Data shown ▸
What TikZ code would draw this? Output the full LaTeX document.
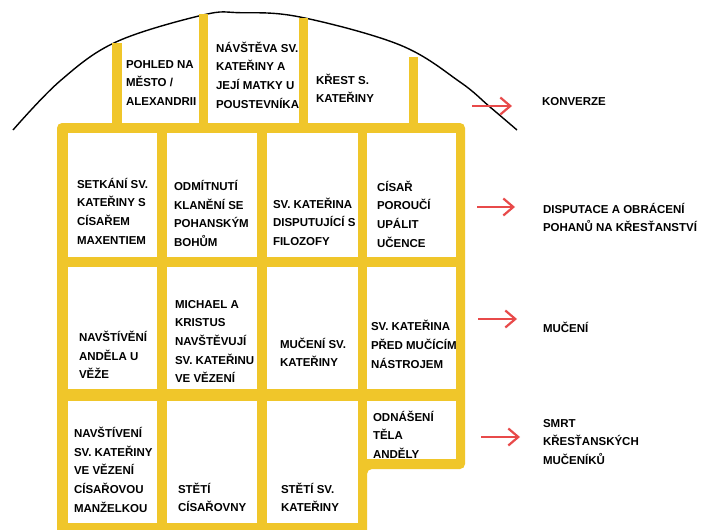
\documentclass[tikz,border=0pt]{standalone}
\usepackage{fontspec}
\setmainfont{Liberation Sans}
\usetikzlibrary{arrows.meta}
\definecolor{gold}{RGB}{240,198,42}
\definecolor{arrowred}{RGB}{232,74,74}
\begin{document}
\begin{tikzpicture}[x=1pt,y=-1pt,
  lbl/.style={anchor=north west, yshift=13.09pt, inner sep=0pt, outer sep=0pt, align=left,
    font=\fontsize{11.5}{18.7}\selectfont\bfseries},
  cell/.style={fill=white, inner sep=0pt, outer sep=0pt, anchor=north west},
  redarrow/.style={draw=arrowred, line width=2.2pt, -{Straight Barb[length=10pt,width=17pt]}}]
\useasboundingbox (0,0) rectangle (702,530);
\fill[white] (0,0) rectangle (702,530);
% arc
\draw[line width=1.4pt, black] plot[smooth, tension=0.6] coordinates
  {(13,130) (60,81) (116,42) (203,15) (240,12.7) (300,17) (400,45) (460,82) (490,107) (517,130)};
% yellow frame
\begin{scope}
\clip (0,0) rectangle (702,530);
\fill[gold, rounded corners=5pt] (57,123) -- (465,123) -- (465,469) -- (367,469) -- (367,540) -- (57,540) -- cycle;
\end{scope}
\fill[gold] (112,43) rectangle (122,128);
\fill[gold] (199,14) rectangle (208,128);
\fill[gold] (299,18) rectangle (308,128);
\fill[gold] (409,57) rectangle (418,128);
% cells
\node[cell, minimum width=89pt, minimum height=124pt] (c11) at (68,133) {};
\node[cell, minimum width=90pt, minimum height=124pt] (c12) at (167,133) {};
\node[cell, minimum width=91pt, minimum height=124pt] (c13) at (267,133) {};
\node[cell, minimum width=89pt, minimum height=124pt] (c14) at (367,133) {};
\node[cell, minimum width=89pt, minimum height=122pt] (c21) at (68,267) {};
\node[cell, minimum width=90pt, minimum height=122pt] (c22) at (167,267) {};
\node[cell, minimum width=91pt, minimum height=122pt] (c23) at (267,267) {};
\node[cell, minimum width=89pt, minimum height=122pt] (c24) at (367,267) {};
\node[cell, minimum width=89pt, minimum height=122pt] (c31) at (68,401) {};
\node[cell, minimum width=90pt, minimum height=122pt] (c32) at (167,401) {};
\node[cell, minimum width=91pt, minimum height=122pt] (c33) at (267,401) {};
\node[cell, minimum width=89pt, minimum height=58pt] (c34) at (367,401) {};
% texts top row
\node[lbl] (t1) at (126,68) {\strut POHLED NA\\MĚSTO /\\ALEXANDRII};
\node[lbl] (t2) at (216,52) {\strut NÁVŠTĚVA SV.\\KATEŘINY A\\JEJÍ MATKY U\\POUSTEVNÍKA};
\node[lbl] (t3) at (316,84) {\strut KŘEST S.\\KATEŘINY};
% row 1
\node[lbl] (x11) at (77,188) {\strut SETKÁNÍ SV.\\KATEŘINY S\\CÍSAŘEM\\MAXENTIEM};
\node[lbl] (x12) at (174,190.5) {\strut ODMÍTNUTÍ\\KLANĚNÍ SE\\POHANSKÝM\\BOHŮM};
\node[lbl] (x13) at (273,208) {\strut SV. KATEŘINA\\DISPUTUJÍCÍ S\\FILOZOFY};
\node[lbl] (x14) at (377,191) {\strut CÍSAŘ\\POROUČÍ\\UPÁLIT\\UČENCE};
% row 2
\node[lbl] (x21) at (79,341.5) {\strut NAVŠTÍVĚNÍ\\ANDĚLA U\\VĚŽE};
\node[lbl] (x22) at (175,308) {\strut MICHAEL A\\KRISTUS\\NAVŠTĚVUJÍ\\SV. KATEŘINU\\VE VĚZENÍ};
\node[lbl] (x23) at (280,348) {\strut MUČENÍ SV.\\KATEŘINY};
\node[lbl] (x24) at (371,330.7) {\strut SV. KATEŘINA\\PŘED MUČÍCÍM\\NÁSTROJEM};
% row 3
\node[lbl] (x31) at (74,437.5) {\strut NAVŠTÍVENÍ\\SV. KATEŘINY\\VE VĚZENÍ\\CÍSAŘOVOU\\MANŽELKOU};
\node[lbl] (x32) at (178,493) {\strut STĚTÍ\\CÍSAŘOVNY};
\node[lbl] (x33) at (281,493) {\strut STĚTÍ SV.\\KATEŘINY};
\node[lbl] (x34) at (373,421) {\strut ODNÁŠENÍ\\TĚLA\\ANDĚLY};
% right labels
\node[lbl] (l1) at (542,105) {\strut KONVERZE};
\node[lbl] (l2) at (543,213) {\strut DISPUTACE A OBRÁCENÍ\\POHANŮ NA KŘESŤANSTVÍ};
\node[lbl] (l3) at (543,332) {\strut MUČENÍ};
\node[lbl] (l4) at (543,427) {\strut SMRT\\KŘESŤANSKÝCH\\MUČENÍKŮ};
% arrows
\coordinate (a1s) at (472,106); \coordinate (a1e) at (512,106);
\coordinate (a2s) at (477,207); \coordinate (a2e) at (515,207);
\coordinate (a3s) at (478,319); \coordinate (a3e) at (517,319);
\coordinate (a4s) at (481,437); \coordinate (a4e) at (520,437);
\draw[redarrow] (a1s) -- (a1e);
\draw[redarrow] (a2s) -- (a2e);
\draw[redarrow] (a3s) -- (a3e);
\draw[redarrow] (a4s) -- (a4e);
\end{tikzpicture}
\end{document}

Given exercise ▸ Reproduce the material above verbatim; omit every picture.

Reply to the exercise ▸
What TikZ code would draw this? Output the full LaTeX document.
\documentclass[tikz,border=0pt]{standalone}
\usepackage{fontspec}
\setmainfont{Liberation Sans}
\usetikzlibrary{arrows.meta}
\definecolor{gold}{RGB}{240,198,42}
\definecolor{arrowred}{RGB}{232,74,74}
\begin{document}
\begin{tikzpicture}[x=1pt,y=-1pt,
  lbl/.style={anchor=north west, yshift=13.09pt, inner sep=0pt, outer sep=0pt, align=left,
    font=\fontsize{11.5}{18.7}\selectfont\bfseries},
  cell/.style={fill=white, inner sep=0pt, outer sep=0pt, anchor=north west},
  redarrow/.style={draw=arrowred, line width=2.2pt, -{Straight Barb[length=10pt,width=17pt]}}]
\useasboundingbox (0,0) rectangle (702,530);
\fill[white] (0,0) rectangle (702,530);
% arc
\draw[line width=1.4pt, black] plot[smooth, tension=0.6] coordinates
  {(13,130) (60,81) (116,42) (203,15) (240,12.7) (300,17) (400,45) (460,82) (490,107) (517,130)};
% yellow frame
\begin{scope}
\clip (0,0) rectangle (702,530);
\fill[gold, rounded corners=5pt] (57,123) -- (465,123) -- (465,469) -- (367,469) -- (367,540) -- (57,540) -- cycle;
\end{scope}
\fill[gold] (112,43) rectangle (122,128);
\fill[gold] (199,14) rectangle (208,128);
\fill[gold] (299,18) rectangle (308,128);
\fill[gold] (409,57) rectangle (418,128);
% cells
\node[cell, minimum width=89pt, minimum height=124pt] (c11) at (68,133) {};
\node[cell, minimum width=90pt, minimum height=124pt] (c12) at (167,133) {};
\node[cell, minimum width=91pt, minimum height=124pt] (c13) at (267,133) {};
\node[cell, minimum width=89pt, minimum height=124pt] (c14) at (367,133) {};
\node[cell, minimum width=89pt, minimum height=122pt] (c21) at (68,267) {};
\node[cell, minimum width=90pt, minimum height=122pt] (c22) at (167,267) {};
\node[cell, minimum width=91pt, minimum height=122pt] (c23) at (267,267) {};
\node[cell, minimum width=89pt, minimum height=122pt] (c24) at (367,267) {};
\node[cell, minimum width=89pt, minimum height=122pt] (c31) at (68,401) {};
\node[cell, minimum width=90pt, minimum height=122pt] (c32) at (167,401) {};
\node[cell, minimum width=91pt, minimum height=122pt] (c33) at (267,401) {};
\node[cell, minimum width=89pt, minimum height=58pt] (c34) at (367,401) {};
% texts top row
\node[lbl] (t1) at (126,68) {\strut POHLED NA\\MĚSTO /\\ALEXANDRII};
\node[lbl] (t2) at (216,52) {\strut NÁVŠTĚVA SV.\\KATEŘINY A\\JEJÍ MATKY U\\POUSTEVNÍKA};
\node[lbl] (t3) at (316,84) {\strut KŘEST S.\\KATEŘINY};
% row 1
\node[lbl] (x11) at (77,188) {\strut SETKÁNÍ SV.\\KATEŘINY S\\CÍSAŘEM\\MAXENTIEM};
\node[lbl] (x12) at (174,190.5) {\strut ODMÍTNUTÍ\\KLANĚNÍ SE\\POHANSKÝM\\BOHŮM};
\node[lbl] (x13) at (273,208) {\strut SV. KATEŘINA\\DISPUTUJÍCÍ S\\FILOZOFY};
\node[lbl] (x14) at (377,191) {\strut CÍSAŘ\\POROUČÍ\\UPÁLIT\\UČENCE};
% row 2
\node[lbl] (x21) at (79,341.5) {\strut NAVŠTÍVĚNÍ\\ANDĚLA U\\VĚŽE};
\node[lbl] (x22) at (175,308) {\strut MICHAEL A\\KRISTUS\\NAVŠTĚVUJÍ\\SV. KATEŘINU\\VE VĚZENÍ};
\node[lbl] (x23) at (280,348) {\strut MUČENÍ SV.\\KATEŘINY};
\node[lbl] (x24) at (371,330.7) {\strut SV. KATEŘINA\\PŘED MUČÍCÍM\\NÁSTROJEM};
% row 3
\node[lbl] (x31) at (74,437.5) {\strut NAVŠTÍVENÍ\\SV. KATEŘINY\\VE VĚZENÍ\\CÍSAŘOVOU\\MANŽELKOU};
\node[lbl] (x32) at (178,493) {\strut STĚTÍ\\CÍSAŘOVNY};
\node[lbl] (x33) at (281,493) {\strut STĚTÍ SV.\\KATEŘINY};
\node[lbl] (x34) at (373,421) {\strut ODNÁŠENÍ\\TĚLA\\ANDĚLY};
% right labels
\node[lbl] (l1) at (542,105) {\strut KONVERZE};
\node[lbl] (l2) at (543,213) {\strut DISPUTACE A OBRÁCENÍ\\POHANŮ NA KŘESŤANSTVÍ};
\node[lbl] (l3) at (543,332) {\strut MUČENÍ};
\node[lbl] (l4) at (543,427) {\strut SMRT\\KŘESŤANSKÝCH\\MUČENÍKŮ};
% arrows
\coordinate (a1s) at (472,106); \coordinate (a1e) at (512,106);
\coordinate (a2s) at (477,207); \coordinate (a2e) at (515,207);
\coordinate (a3s) at (478,319); \coordinate (a3e) at (517,319);
\coordinate (a4s) at (481,437); \coordinate (a4e) at (520,437);
\draw[redarrow] (a1s) -- (a1e);
\draw[redarrow] (a2s) -- (a2e);
\draw[redarrow] (a3s) -- (a3e);
\draw[redarrow] (a4s) -- (a4e);
\end{tikzpicture}
\end{document}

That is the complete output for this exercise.